Recently I have been following a story called Homestuck. I guess it most closely resembles a webcomic, but it is so much more than that. The way the story is told is very unique and takes full advantage of several mediums the can only be accessed through computers. I hesitate to call it a web comic because it only has one panel per page. Each panel has at least one image and usually has text. Images are used to tell the story as much as the text. They always support the text and often continue the story without it. It also uses flash videos, although it purposely avoids verbal dialogue between characters in each video. Another way it tells the story is through small flash games.
I find the way the story is being told because it is truly original and cannot be shown effectively through anything that not a computer. The story of Homestuck is very complex, with many twists, lots of confusing aspects (time travel, lots of time travel), and is very long. Having images instead of just text helps the story flow and helps keep the story organized. The images also make blocks of text that would make little sense on their own more clear an understandable.

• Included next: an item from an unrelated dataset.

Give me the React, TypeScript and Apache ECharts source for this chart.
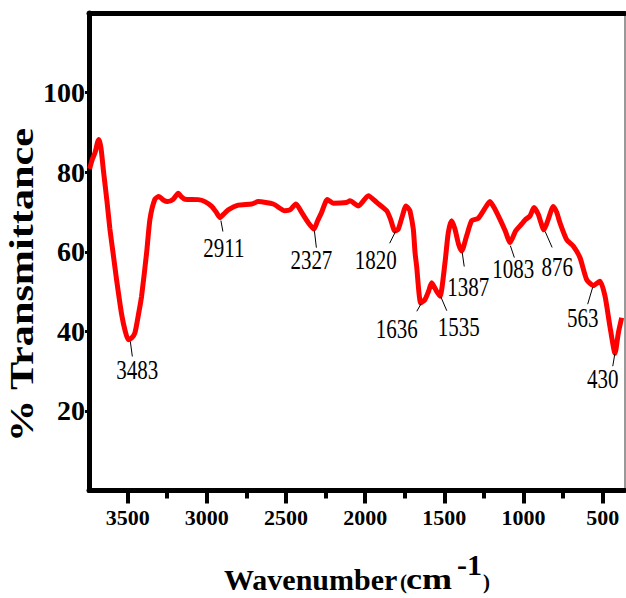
import React, { useEffect, useRef } from "react";
import * as echarts from "echarts";

// ---- data ----
const wavenumbers = [
  3740, 3725, 3705, 3690, 3681, 3668, 3654, 3630, 3612, 3590, 3570, 3538, 3515, 3496, 3475, 3454,
  3430, 3412, 3380, 3359, 3328, 3302, 3275, 3247, 3212, 3180, 3160, 3138, 3054, 3012, 2969, 2940,
  2917, 2895, 2865, 2801, 2717, 2675, 2580, 2507, 2475, 2437, 2401, 2359, 2323, 2300, 2275, 2239,
  2201, 2117, 2096, 2043, 1980, 1927, 1864, 1840, 1812, 1791, 1765, 1742, 1725, 1717, 1696, 1685,
  1675, 1649, 1622, 1600, 1580, 1548, 1527, 1496, 1475, 1454, 1433, 1410, 1390, 1359, 1327, 1286,
  1250, 1212, 1180, 1149, 1115, 1085, 1050, 1022, 990, 959, 934, 907, 871, 845, 812, 790,
  770, 727, 685, 643, 601, 559, 517, 485, 454, 422, 401, 380,
];
const transmittance = [
  80.8, 83.0, 85.0, 87.5, 88.2, 86.0, 80.8, 72.5, 65.7, 59.1, 53.0, 44.3, 40.0, 37.9, 38.3, 39.6,
  44.6, 48.8, 59.8, 68.2, 73.2, 73.9, 73.0, 72.6, 73.2, 74.7, 73.8, 73.2, 73.1, 72.6, 71.4, 69.9,
  68.6, 69.4, 70.5, 71.7, 72.0, 72.6, 72.0, 70.3, 70.5, 72.0, 69.9, 67.3, 65.7, 67.8, 69.9, 73.1,
  72.2, 72.4, 72.8, 71.5, 74.1, 72.4, 70.3, 68.2, 65.2, 65.7, 69.0, 71.5, 70.8, 70.3, 65.7, 59.8,
  56.4, 47.1, 48.0, 50.0, 52.2, 50.0, 48.8, 57.2, 64.8, 67.8, 65.7, 61.9, 60.2, 64.0, 67.8, 68.4,
  70.5, 72.6, 70.7, 68.2, 65.2, 62.3, 65.2, 66.5, 68.0, 69.0, 71.1, 69.4, 65.5, 68.0, 71.4, 69.9,
  67.3, 63.0, 61.4, 58.5, 53.0, 51.5, 52.6, 48.8, 41.2, 34.5, 39.6, 43.4,
];

const xTickValues = [3500, 3000, 2500, 2000, 1500, 1000, 500];
const xMinorTickValues = [3250, 2750, 2250, 1750, 1250, 750];
const yTickValues = [20, 40, 60, 80, 100];

const peakWavenumbers = [3483, 2911, 2327, 1820, 1636, 1535, 1387, 1083, 876, 563, 430];
const peakTransmittance = [38.2, 68.6, 65.8, 65.4, 47.3, 49.2, 60.3, 62.3, 65.6, 51.6, 35.0];
const peakLabels = ["3483", "2911", "2327", "1820", "1636", "1535", "1387", "1083", "876", "563", "430"];

// ---- layout / style (pixel offsets of leader lines and labels from each peak) ----
const peakLabelLayout = [
  { l0: [0, 3], l1: [2, 18], t: [7, 31] },
  { l0: [0, 3], l1: [2, 14], t: [3, 30] },
  { l0: [1, 2], l1: [3, 19], t: [-2, 31] },
  { l0: [2, 1], l1: [-4, 13], t: [-18, 29] },
  { l0: [-2, 2], l1: [-6, 9], t: [-26, 26] },
  { l0: [2, 2], l1: [8, 16], t: [20, 32] },
  { l0: [0, 2], l1: [2, 16], t: [6, 36] },
  { l0: [0, 3], l1: [4, 15], t: [3, 26] },
  { l0: [2, 2], l1: [9, 18], t: [14, 37] },
  { l0: [0, 2], l1: [-5, 19], t: [-10, 32] },
  { l0: [1, 3], l1: [-1, 15], t: [-11, 27] },
];

const X_MIN = 359;
const X_MAX = 3744;
const SERIF = '"Liberation Serif", "Times New Roman", serif';

export default function App() {
  const ref = useRef<HTMLDivElement>(null);

  useEffect(() => {
    document.body.style.margin = "0";
    if (!ref.current) return;
    const chart = echarts.init(ref.current, undefined, { renderer: "svg" });

    const lineData = wavenumbers.map((w, i) => [w, transmittance[i]]);
    const peakData = peakWavenumbers.map((w, i) => [w, peakTransmittance[i]]);
    const plain = (v: number) => String(v);

    const titleText = (text: string, x: number, y: number, size: number, scaleX = 1) => ({
      type: "text",
      x,
      y,
      scaleX,
      style: {
        text,
        fill: "#000",
        fontFamily: SERIF,
        fontWeight: "bold",
        fontSize: size,
        align: "left",
        verticalAlign: "bottom",
      },
    });

    const option: any = {
      animation: false,
      backgroundColor: "#ffffff",
      grid: { left: 89, right: 1, top: 13, bottom: 107.5, outerBoundsMode: "none" },
      xAxis: [
        {
          type: "value",
          inverse: true,
          min: X_MIN,
          max: X_MAX,
          position: "bottom",
          axisLine: { show: true, onZero: false, lineStyle: { color: "#000", width: 5 } },
          axisTick: {
            show: true,
            customValues: xTickValues,
            length: 13,
            lineStyle: { color: "#000", width: 4 },
          },
          axisLabel: {
            customValues: xTickValues,
            formatter: plain,
            color: "#000",
            fontFamily: SERIF,
            fontWeight: "bold",
            fontSize: 22,
            margin: 16,
          },
          splitLine: { show: false },
        },
        {
          type: "value",
          inverse: true,
          min: X_MIN,
          max: X_MAX,
          position: "top",
          axisLine: { show: true, onZero: false, lineStyle: { color: "#000", width: 5 } },
          axisTick: { show: false },
          axisLabel: { show: false },
          splitLine: { show: false },
        },
        {
          type: "value",
          inverse: true,
          min: X_MIN,
          max: X_MAX,
          position: "bottom",
          axisLine: { show: false, onZero: false },
          axisTick: {
            show: true,
            customValues: xMinorTickValues,
            length: 8,
            lineStyle: { color: "#000", width: 4 },
          },
          axisLabel: { show: false },
          splitLine: { show: false },
        },
      ],
      yAxis: [
        {
          type: "value",
          min: 0,
          max: 120,
          position: "left",
          axisLine: { show: true, onZero: false, lineStyle: { color: "#000", width: 5 } },
          axisTick: {
            show: true,
            customValues: yTickValues,
            length: 4,
            lineStyle: { color: "#000", width: 3 },
          },
          axisLabel: {
            customValues: yTickValues,
            formatter: plain,
            color: "#000",
            fontFamily: SERIF,
            fontWeight: "bold",
            fontSize: 28,
            margin: 4,
          },
          splitLine: { show: false },
        },
        {
          type: "value",
          min: 0,
          max: 120,
          position: "right",
          axisLine: { show: true, onZero: false, lineStyle: { color: "#777", width: 1.5 } },
          axisTick: { show: false },
          axisLabel: { show: false },
          splitLine: { show: false },
        },
      ],
      series: [
        {
          type: "line",
          xAxisIndex: 0,
          yAxisIndex: 0,
          data: lineData,
          showSymbol: false,
          smooth: 0.2,
          lineStyle: { color: "#ff0000", width: 5 },
          z: 3,
          silent: true,
        },
        {
          type: "custom",
          xAxisIndex: 0,
          yAxisIndex: 0,
          data: peakData,
          clip: false,
          silent: true,
          z: 4,
          renderItem: (params: any, api: any) => {
            const p = api.coord([api.value(0), api.value(1)]);
            const o = peakLabelLayout[params.dataIndex];
            return {
              type: "group",
              children: [
                {
                  type: "line",
                  shape: {
                    x1: p[0] + o.l0[0],
                    y1: p[1] + o.l0[1],
                    x2: p[0] + o.l1[0],
                    y2: p[1] + o.l1[1],
                  },
                  style: { stroke: "#000", lineWidth: 1 },
                },
                {
                  type: "text",
                  x: p[0] + o.t[0],
                  y: p[1] + o.t[1],
                  scaleY: 1.3,
                  style: {
                    text: peakLabels[params.dataIndex],
                    fill: "#000",
                    fontFamily: SERIF,
                    fontSize: 21,
                    align: "center",
                    verticalAlign: "middle",
                  },
                },
              ],
            };
          },
        },
      ],
      graphic: [
        {
          type: "text",
          x: 22,
          y: 285,
          rotation: Math.PI / 2,
          scaleX: 1.28,
          style: {
            text: "% Transmittance",
            fill: "#000",
            fontFamily: SERIF,
            fontWeight: "bold",
            fontSize: 33,
            align: "center",
            verticalAlign: "middle",
          },
        },
        titleText("Wavenumber", 224, 594, 30),
        titleText("(", 400, 592, 21),
        titleText("cm", 406, 594, 30, 1.2),
        titleText("-1", 457, 579, 30),
        titleText(")", 483, 592, 21),
      ],
    };

    chart.setOption(option);
    return () => {
      chart.dispose();
    };
  }, []);

  return <div ref={ref} style={{ width: 626, height: 598 }} />;
}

What’s also interesting is the use of videos and flash games. High points, or important points in the story often receive a flash video with a musical accompaniment. The video portrays the event(s) in a new way, and the intentional omission of spoken dialogue leaves the story more open for interpretation, while still providing a clear order of events and providing direction for the story. The flash games also provide an interesting way to explore the story. The flash games are great for gaining a better understanding of the characters and the workings of the Homestuck universe. They allow the reader to see the characters interact through motion and textual dialogue. It also provides a way of exploring and gaining a clear the universe without becoming bogged down by tedious amounts of still images or text.